**REQUIREMENT**. Every line from the first one to the line containing "17.39, 19.59, 22.54, 26.2, 30.6, 35.0];" should be echoed exactly; leave out the rest.

**DATASET EXCERPT**.
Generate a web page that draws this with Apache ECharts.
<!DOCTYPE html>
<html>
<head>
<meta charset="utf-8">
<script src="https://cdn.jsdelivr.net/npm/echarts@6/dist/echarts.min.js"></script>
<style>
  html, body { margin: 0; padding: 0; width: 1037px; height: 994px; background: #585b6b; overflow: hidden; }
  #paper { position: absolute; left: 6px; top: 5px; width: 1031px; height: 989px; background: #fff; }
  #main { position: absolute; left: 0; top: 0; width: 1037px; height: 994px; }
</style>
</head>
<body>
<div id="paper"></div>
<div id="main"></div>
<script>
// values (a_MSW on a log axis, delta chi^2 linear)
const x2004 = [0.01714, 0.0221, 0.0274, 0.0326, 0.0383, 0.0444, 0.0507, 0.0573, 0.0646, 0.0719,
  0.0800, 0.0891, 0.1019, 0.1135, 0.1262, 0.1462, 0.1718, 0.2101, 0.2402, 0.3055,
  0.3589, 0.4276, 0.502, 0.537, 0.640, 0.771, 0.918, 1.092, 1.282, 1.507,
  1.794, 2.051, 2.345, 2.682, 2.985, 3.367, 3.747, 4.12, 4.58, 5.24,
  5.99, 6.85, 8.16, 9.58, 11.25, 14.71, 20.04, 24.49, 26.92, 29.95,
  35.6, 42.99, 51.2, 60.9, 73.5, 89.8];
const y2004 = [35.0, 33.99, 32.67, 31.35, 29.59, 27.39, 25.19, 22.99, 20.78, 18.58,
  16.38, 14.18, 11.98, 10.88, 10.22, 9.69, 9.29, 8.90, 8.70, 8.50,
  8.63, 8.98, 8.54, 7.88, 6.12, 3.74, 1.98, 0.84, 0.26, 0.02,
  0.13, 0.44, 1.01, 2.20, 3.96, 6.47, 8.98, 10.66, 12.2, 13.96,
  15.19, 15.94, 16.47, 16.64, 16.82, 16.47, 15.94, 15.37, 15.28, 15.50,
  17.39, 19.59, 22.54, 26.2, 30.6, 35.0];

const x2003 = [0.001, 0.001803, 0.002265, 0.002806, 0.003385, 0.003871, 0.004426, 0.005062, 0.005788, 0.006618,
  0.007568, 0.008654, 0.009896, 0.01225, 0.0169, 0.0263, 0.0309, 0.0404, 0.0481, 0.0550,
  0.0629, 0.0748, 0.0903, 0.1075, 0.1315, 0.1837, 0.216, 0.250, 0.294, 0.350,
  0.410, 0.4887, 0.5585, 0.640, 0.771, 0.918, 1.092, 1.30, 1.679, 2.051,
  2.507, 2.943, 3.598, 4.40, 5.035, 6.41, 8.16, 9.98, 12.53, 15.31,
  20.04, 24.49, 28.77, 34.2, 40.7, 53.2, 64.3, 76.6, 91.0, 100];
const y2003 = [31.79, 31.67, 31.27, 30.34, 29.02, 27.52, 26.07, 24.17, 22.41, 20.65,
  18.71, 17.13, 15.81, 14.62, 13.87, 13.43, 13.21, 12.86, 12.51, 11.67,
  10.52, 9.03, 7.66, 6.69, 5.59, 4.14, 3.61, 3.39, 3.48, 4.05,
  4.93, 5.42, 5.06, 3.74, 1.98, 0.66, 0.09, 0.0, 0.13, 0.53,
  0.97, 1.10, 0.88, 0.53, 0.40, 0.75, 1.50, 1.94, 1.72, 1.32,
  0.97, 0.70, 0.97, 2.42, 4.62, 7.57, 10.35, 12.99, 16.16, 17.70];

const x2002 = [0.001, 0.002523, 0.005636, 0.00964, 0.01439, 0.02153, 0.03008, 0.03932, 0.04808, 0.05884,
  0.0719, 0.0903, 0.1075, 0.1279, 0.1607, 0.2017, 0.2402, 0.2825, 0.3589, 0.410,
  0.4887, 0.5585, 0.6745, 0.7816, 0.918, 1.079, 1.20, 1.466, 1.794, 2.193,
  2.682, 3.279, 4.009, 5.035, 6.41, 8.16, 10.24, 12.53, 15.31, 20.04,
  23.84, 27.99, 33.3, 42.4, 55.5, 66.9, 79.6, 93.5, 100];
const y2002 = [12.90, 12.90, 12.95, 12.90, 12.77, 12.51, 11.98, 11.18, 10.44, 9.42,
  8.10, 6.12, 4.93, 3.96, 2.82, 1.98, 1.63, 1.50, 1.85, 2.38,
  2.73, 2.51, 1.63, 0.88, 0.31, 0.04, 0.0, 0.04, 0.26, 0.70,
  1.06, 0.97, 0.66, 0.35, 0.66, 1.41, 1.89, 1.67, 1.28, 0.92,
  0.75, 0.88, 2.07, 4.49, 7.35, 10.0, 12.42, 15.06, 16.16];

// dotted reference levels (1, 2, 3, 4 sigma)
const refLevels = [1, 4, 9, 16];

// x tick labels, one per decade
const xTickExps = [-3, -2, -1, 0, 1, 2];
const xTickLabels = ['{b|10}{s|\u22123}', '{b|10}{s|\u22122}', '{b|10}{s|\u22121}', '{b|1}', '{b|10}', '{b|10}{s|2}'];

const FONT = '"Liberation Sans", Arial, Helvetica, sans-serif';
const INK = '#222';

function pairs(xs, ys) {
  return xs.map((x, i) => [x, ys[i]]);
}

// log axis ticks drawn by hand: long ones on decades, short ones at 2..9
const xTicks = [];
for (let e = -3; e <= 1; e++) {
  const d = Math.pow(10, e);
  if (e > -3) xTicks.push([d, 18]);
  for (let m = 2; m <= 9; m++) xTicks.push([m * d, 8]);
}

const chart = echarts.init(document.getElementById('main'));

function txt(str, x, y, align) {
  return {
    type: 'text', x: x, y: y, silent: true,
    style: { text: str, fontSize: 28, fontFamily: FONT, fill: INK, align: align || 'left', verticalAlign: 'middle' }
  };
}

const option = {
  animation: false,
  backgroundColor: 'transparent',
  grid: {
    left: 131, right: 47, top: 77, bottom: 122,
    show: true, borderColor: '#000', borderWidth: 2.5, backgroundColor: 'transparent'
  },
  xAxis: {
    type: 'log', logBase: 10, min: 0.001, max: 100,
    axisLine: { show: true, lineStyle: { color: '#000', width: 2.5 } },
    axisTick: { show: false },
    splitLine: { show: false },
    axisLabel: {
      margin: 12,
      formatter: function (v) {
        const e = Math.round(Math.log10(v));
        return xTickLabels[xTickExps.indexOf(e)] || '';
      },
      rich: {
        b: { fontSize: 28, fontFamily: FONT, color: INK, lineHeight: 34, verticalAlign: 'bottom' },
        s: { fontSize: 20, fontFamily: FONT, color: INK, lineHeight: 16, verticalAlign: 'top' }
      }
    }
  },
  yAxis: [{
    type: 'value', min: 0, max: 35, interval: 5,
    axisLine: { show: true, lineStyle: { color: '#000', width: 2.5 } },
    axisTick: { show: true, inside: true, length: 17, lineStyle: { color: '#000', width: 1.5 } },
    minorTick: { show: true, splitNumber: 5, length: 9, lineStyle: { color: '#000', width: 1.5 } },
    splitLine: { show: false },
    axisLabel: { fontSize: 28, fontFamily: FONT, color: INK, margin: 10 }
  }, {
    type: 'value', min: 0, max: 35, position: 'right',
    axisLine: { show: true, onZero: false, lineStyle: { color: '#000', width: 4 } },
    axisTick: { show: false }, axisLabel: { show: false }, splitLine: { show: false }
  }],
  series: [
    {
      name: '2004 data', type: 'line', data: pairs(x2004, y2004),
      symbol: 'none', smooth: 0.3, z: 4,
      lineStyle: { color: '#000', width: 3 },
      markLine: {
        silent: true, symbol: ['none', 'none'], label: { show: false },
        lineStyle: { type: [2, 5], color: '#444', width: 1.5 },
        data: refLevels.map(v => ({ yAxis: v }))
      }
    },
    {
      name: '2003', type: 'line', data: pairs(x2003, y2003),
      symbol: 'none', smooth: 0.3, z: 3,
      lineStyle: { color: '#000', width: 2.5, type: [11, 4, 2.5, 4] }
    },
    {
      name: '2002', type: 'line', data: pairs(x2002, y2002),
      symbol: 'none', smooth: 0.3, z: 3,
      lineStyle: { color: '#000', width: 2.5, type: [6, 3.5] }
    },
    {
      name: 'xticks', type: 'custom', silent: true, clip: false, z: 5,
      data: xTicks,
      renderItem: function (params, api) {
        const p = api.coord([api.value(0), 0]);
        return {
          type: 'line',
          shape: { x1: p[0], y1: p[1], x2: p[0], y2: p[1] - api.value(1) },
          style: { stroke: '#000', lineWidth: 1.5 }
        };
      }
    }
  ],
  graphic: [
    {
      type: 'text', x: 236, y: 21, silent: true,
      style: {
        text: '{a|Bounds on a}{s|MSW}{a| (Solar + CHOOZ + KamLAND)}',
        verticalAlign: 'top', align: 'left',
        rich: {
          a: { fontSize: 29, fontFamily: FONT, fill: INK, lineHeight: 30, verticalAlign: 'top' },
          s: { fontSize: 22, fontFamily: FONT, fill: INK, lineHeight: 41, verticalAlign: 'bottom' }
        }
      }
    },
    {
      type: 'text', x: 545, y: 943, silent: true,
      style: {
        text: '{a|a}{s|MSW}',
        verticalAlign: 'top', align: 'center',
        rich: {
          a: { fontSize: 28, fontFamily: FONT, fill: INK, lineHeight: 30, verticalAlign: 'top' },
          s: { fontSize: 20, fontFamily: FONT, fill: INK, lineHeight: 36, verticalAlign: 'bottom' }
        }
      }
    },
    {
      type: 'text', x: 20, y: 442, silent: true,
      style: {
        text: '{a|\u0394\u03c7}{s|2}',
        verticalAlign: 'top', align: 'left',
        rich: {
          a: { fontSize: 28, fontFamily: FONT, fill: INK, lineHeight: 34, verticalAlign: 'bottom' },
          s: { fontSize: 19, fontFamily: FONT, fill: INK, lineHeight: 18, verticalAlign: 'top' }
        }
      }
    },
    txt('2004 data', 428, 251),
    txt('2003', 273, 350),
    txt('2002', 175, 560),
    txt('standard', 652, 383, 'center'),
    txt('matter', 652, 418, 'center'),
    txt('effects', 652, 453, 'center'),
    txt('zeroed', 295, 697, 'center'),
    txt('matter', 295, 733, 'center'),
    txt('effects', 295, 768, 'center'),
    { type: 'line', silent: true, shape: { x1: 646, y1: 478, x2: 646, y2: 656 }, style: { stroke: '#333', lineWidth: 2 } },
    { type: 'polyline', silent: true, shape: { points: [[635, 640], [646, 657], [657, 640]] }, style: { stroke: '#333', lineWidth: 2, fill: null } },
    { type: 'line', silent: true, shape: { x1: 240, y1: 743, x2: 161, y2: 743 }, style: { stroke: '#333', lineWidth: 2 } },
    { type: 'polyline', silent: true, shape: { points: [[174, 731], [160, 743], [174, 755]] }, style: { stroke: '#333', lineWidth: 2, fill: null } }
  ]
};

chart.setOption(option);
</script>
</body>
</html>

**SOLUTION FOR THIS TASK**.
Generate a web page that draws this with Apache ECharts.
<!DOCTYPE html>
<html>
<head>
<meta charset="utf-8">
<script src="https://cdn.jsdelivr.net/npm/echarts@6/dist/echarts.min.js"></script>
<style>
  html, body { margin: 0; padding: 0; width: 1037px; height: 994px; background: #585b6b; overflow: hidden; }
  #paper { position: absolute; left: 6px; top: 5px; width: 1031px; height: 989px; background: #fff; }
  #main { position: absolute; left: 0; top: 0; width: 1037px; height: 994px; }
</style>
</head>
<body>
<div id="paper"></div>
<div id="main"></div>
<script>
// values (a_MSW on a log axis, delta chi^2 linear)
const x2004 = [0.01714, 0.0221, 0.0274, 0.0326, 0.0383, 0.0444, 0.0507, 0.0573, 0.0646, 0.0719,
  0.0800, 0.0891, 0.1019, 0.1135, 0.1262, 0.1462, 0.1718, 0.2101, 0.2402, 0.3055,
  0.3589, 0.4276, 0.502, 0.537, 0.640, 0.771, 0.918, 1.092, 1.282, 1.507,
  1.794, 2.051, 2.345, 2.682, 2.985, 3.367, 3.747, 4.12, 4.58, 5.24,
  5.99, 6.85, 8.16, 9.58, 11.25, 14.71, 20.04, 24.49, 26.92, 29.95,
  35.6, 42.99, 51.2, 60.9, 73.5, 89.8];
const y2004 = [35.0, 33.99, 32.67, 31.35, 29.59, 27.39, 25.19, 22.99, 20.78, 18.58,
  16.38, 14.18, 11.98, 10.88, 10.22, 9.69, 9.29, 8.90, 8.70, 8.50,
  8.63, 8.98, 8.54, 7.88, 6.12, 3.74, 1.98, 0.84, 0.26, 0.02,
  0.13, 0.44, 1.01, 2.20, 3.96, 6.47, 8.98, 10.66, 12.2, 13.96,
  15.19, 15.94, 16.47, 16.64, 16.82, 16.47, 15.94, 15.37, 15.28, 15.50,
  17.39, 19.59, 22.54, 26.2, 30.6, 35.0];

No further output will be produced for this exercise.